“Accidents of fate are rarely fatal accidents, but once in a while they are.”
In The Image is one of those books that evolves through the characters’ coming of age, journeying towards peace and acceptance, and sojourning towards spiritual identity. One young girl (Leora)l learns to accept the death of her best friend, through the slide images of her best friend’s grandfather. Leora learns to overcome her fear of loss and allows herself to fall in love.
The grandfather (Bill Landsmann) learns to accept his own life, which is built frame by frame, upon his slides, through the images he has photographed during his travels. His life has been preserved on film slides. Landsmann has to learn to leave his past behind, including his childhood and his abusive father. He must learn to accept, and to let go, and not just assimilate within the fabrics of New York City. For him the images represent his life, concrete proof of his childhood in Europe, and proof he existed. Landsmann has to learn to move forward, in order to find the spiritual identity and peace he is searching for.

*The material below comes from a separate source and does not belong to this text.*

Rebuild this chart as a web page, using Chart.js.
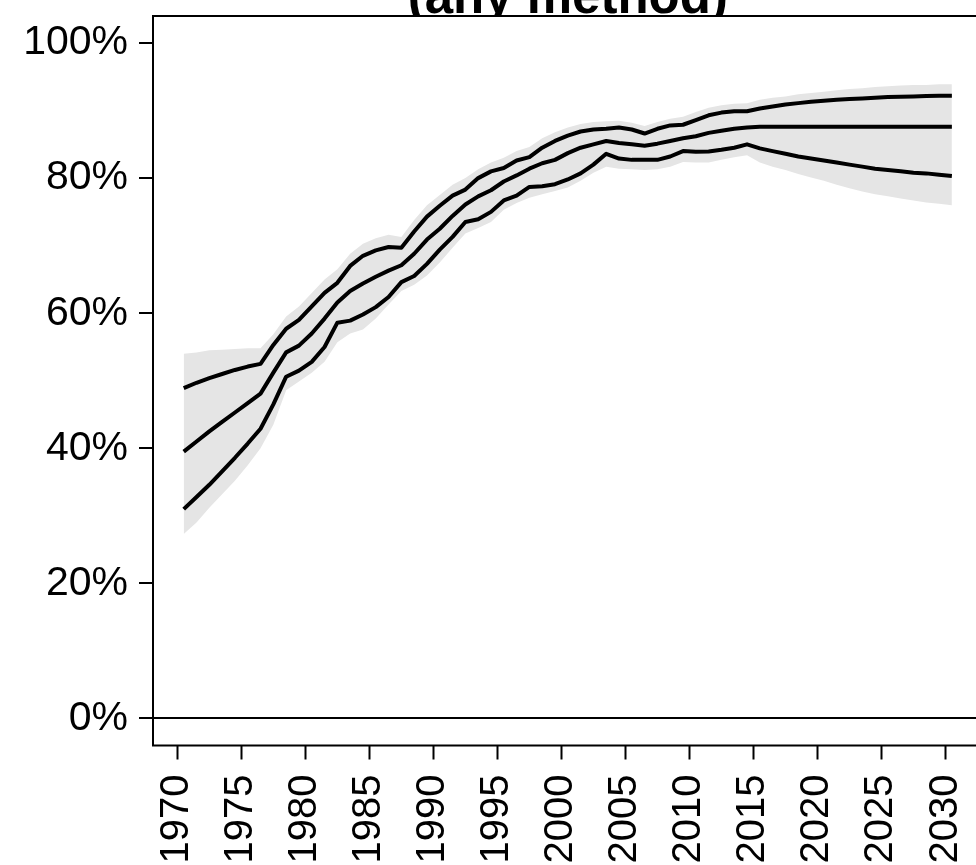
<!DOCTYPE html>
<html lang="en">
<head>
    <meta charset="UTF-8">
    <title>(any method)</title>
    <script src="https://cdn.jsdelivr.net/npm/chart.js"></script>
    <style>
        html, body { margin: 0; padding: 0; overflow: hidden; background: #fff; }
        #chart { display: block; }
    </style>
</head>
<body>
    <canvas id="chart" width="1000" height="865" style="width:1000px;height:865px"></canvas>
    <script>
        // mid-year estimates 1970.5 ... 2030.5
        const years = [];
        for (let y = 1970; y <= 2030; y++) years.push(y + 0.5);

        const median = [39.5, 41.0, 42.5, 43.9, 45.3, 46.7, 48.1, 51.2, 54.2, 55.2,
            57.0, 59.2, 61.6, 63.3, 64.4, 65.4, 66.3, 67.1, 68.8, 70.9,
            72.5, 74.4, 76.1, 77.3, 78.2, 79.5, 80.4, 81.4, 82.2, 82.7,
            83.7, 84.5, 85.0, 85.5, 85.2, 85.0, 84.8, 85.1, 85.5, 85.9,
            86.2, 86.7, 87.0, 87.3, 87.5, 87.6, 87.6, 87.6, 87.6, 87.6,
            87.6, 87.6, 87.6, 87.6, 87.6, 87.6, 87.6, 87.6, 87.6, 87.6, 87.6];

        const upper80 = [48.9, 49.7, 50.4, 51.0, 51.6, 52.1, 52.5, 55.3, 57.7, 59.0,
            61.0, 63.0, 64.5, 67.0, 68.5, 69.3, 69.8, 69.7, 72.1, 74.3,
            75.9, 77.4, 78.3, 80.0, 81.0, 81.5, 82.6, 83.1, 84.5, 85.5,
            86.3, 86.9, 87.2, 87.3, 87.5, 87.2, 86.6, 87.3, 87.8, 87.9,
            88.6, 89.3, 89.7, 89.9, 89.9, 90.3, 90.6, 90.9, 91.1, 91.3,
            91.45, 91.6, 91.7, 91.8, 91.9, 92.0, 92.05, 92.1, 92.15, 92.2, 92.2];

        const lower80 = [31.0, 32.8, 34.6, 36.6, 38.6, 40.7, 42.9, 46.5, 50.6, 51.5,
            52.8, 55.0, 58.6, 58.9, 59.8, 60.9, 62.4, 64.6, 65.5, 67.3,
            69.4, 71.3, 73.5, 73.9, 75.0, 76.7, 77.4, 78.7, 78.8, 79.1,
            79.8, 80.7, 82.0, 83.6, 82.9, 82.7, 82.7, 82.7, 83.2, 84.0,
            83.9, 83.95, 84.2, 84.5, 85.0, 84.4, 84.0, 83.6, 83.2, 82.9,
            82.6, 82.3, 82.0, 81.7, 81.4, 81.2, 81.0, 80.8, 80.7, 80.5, 80.3];

        const upper95 = [54.0, 54.2, 54.5, 54.6, 54.7, 54.8, 54.8, 56.9, 59.5, 61.0,
            63.0, 65.0, 66.5, 68.8, 70.3, 71.1, 71.6, 71.3, 73.8, 76.0,
            77.5, 79.0, 80.0, 81.3, 82.3, 83.0, 84.0, 84.6, 85.9, 86.8,
            87.5, 88.0, 88.3, 88.4, 88.5, 88.2, 87.7, 88.3, 88.8, 89.1,
            89.8, 90.4, 90.8, 91.0, 91.1, 91.6, 91.9, 92.1, 92.4, 92.6,
            92.8, 93.0, 93.2, 93.3, 93.5, 93.6, 93.7, 93.8, 93.8, 93.9, 93.9];

        const lower95 = [27.3, 29.0, 31.2, 33.2, 35.2, 37.5, 40.0, 43.5, 48.6, 49.9,
            51.2, 52.8, 55.7, 57.0, 57.6, 59.2, 61.3, 63.3, 64.2, 65.6,
            67.5, 69.7, 71.8, 72.6, 73.5, 75.3, 76.3, 77.1, 77.6, 78.1,
            78.6, 79.6, 80.8, 81.7, 81.4, 81.3, 81.2, 81.3, 81.7, 82.4,
            82.3, 82.3, 82.7, 83.1, 83.4, 82.3, 81.7, 81.2, 80.6, 80.1,
            79.6, 79.0, 78.5, 78.0, 77.6, 77.3, 77.0, 76.7, 76.4, 76.2, 76.0];

        const xTicks = [1970, 1975, 1980, 1985, 1990, 1995, 2000, 2005, 2010, 2015, 2020, 2025, 2030];
        const yTicks = [0, 20, 40, 60, 80, 100];
        const titleText = "(any method)";

        const pts = arr => arr.map((v, i) => ({ x: years[i], y: v }));

        const lineStyle = {
            borderColor: '#000',
            borderWidth: 4,
            borderJoinStyle: 'round',
            pointRadius: 0,
            fill: false,
            tension: 0
        };

        // plot frame + title (cut off by the top of the page and the frame)
        const framePlugin = {
            id: 'frame',
            afterDraw(chart) {
                const { ctx, chartArea: a } = chart;
                ctx.save();
                ctx.beginPath();
                ctx.rect(0, 0, chart.width, a.top - 1);
                ctx.clip();
                ctx.fillStyle = '#000';
                ctx.font = 'bold 51px "Liberation Sans", Arial, sans-serif';
                ctx.textAlign = 'center';
                ctx.textBaseline = 'alphabetic';
                ctx.fillText(titleText, (a.left + a.right) / 2, 13);
                ctx.restore();

                ctx.save();
                ctx.strokeStyle = '#000';
                ctx.lineWidth = 2;
                ctx.strokeRect(a.left, a.top, a.right - a.left, a.bottom - a.top);
                ctx.restore();
            }
        };

        new Chart(document.getElementById('chart'), {
            type: 'line',
            data: {
                datasets: [
                    Object.assign({ label: 'upper 80%', data: pts(upper80) }, lineStyle),
                    Object.assign({ label: 'median', data: pts(median) }, lineStyle),
                    Object.assign({ label: 'lower 80%', data: pts(lower80) }, lineStyle),
                    {
                        label: 'upper 95%',
                        data: pts(upper95),
                        borderWidth: 0,
                        pointRadius: 0,
                        backgroundColor: '#e5e5e5',
                        fill: '+1'
                    },
                    {
                        label: 'lower 95%',
                        data: pts(lower95),
                        borderWidth: 0,
                        pointRadius: 0,
                        fill: false
                    }
                ]
            },
            options: {
                responsive: false,
                animation: false,
                devicePixelRatio: 1,
                layout: { padding: { top: 16, right: 17.4, left: 0, bottom: 0 } },
                plugins: {
                    legend: { display: false },
                    title: { display: false },
                    tooltip: { enabled: false }
                },
                scales: {
                    x: {
                        type: 'linear',
                        min: 1968.1,
                        max: 2032.9,
                        afterBuildTicks: s => { s.ticks = xTicks.map(v => ({ value: v })); },
                        afterFit: s => {
                            s.height = 119.5;
                            s.paddingLeft = 0;
                            s.paddingRight = 0;
                        },
                        border: { display: false },
                        grid: {
                            drawOnChartArea: false,
                            tickLength: 14,
                            tickWidth: 2,
                            tickColor: '#000'
                        },
                        ticks: {
                            autoSkip: false,
                            minRotation: 90,
                            maxRotation: 90,
                            padding: 15,
                            color: '#000',
                            font: { family: '"Liberation Sans", Arial, sans-serif', size: 40 },
                            callback: v => String(v)
                        }
                    },
                    y: {
                        min: -4,
                        max: 104,
                        afterBuildTicks: s => { s.ticks = yTicks.map(v => ({ value: v })); },
                        afterFit: s => {
                            s.width = 153;
                            s.paddingTop = 0;
                            s.paddingBottom = 0;
                        },
                        border: { display: false },
                        grid: {
                            drawOnChartArea: true,
                            color: c => (c.tick && c.tick.value === 0 ? '#000' : 'rgba(0,0,0,0)'),
                            lineWidth: 2,
                            tickLength: 14,
                            tickWidth: 2,
                            tickColor: '#000'
                        },
                        ticks: {
                            padding: 11,
                            color: '#000',
                            font: { family: '"Liberation Sans", Arial, sans-serif', size: 41 },
                            callback: v => v + '%'
                        }
                    }
                }
            },
            plugins: [framePlugin]
        });
    </script>
</body>
</html>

Leora and Landsmann lean on each other, each one helping the other to overcome their fears, each one helping to free the other from their self-imposed emotional isolation.
The symbolism and undertones in this novel are strong, and leave one in awe. The images are clearly defined through Dara Horn’s words. Age is a state of mind, a number we define ourselves with, but one can be 70 and still be coming of age. This book touches on coming of age, for all age groups.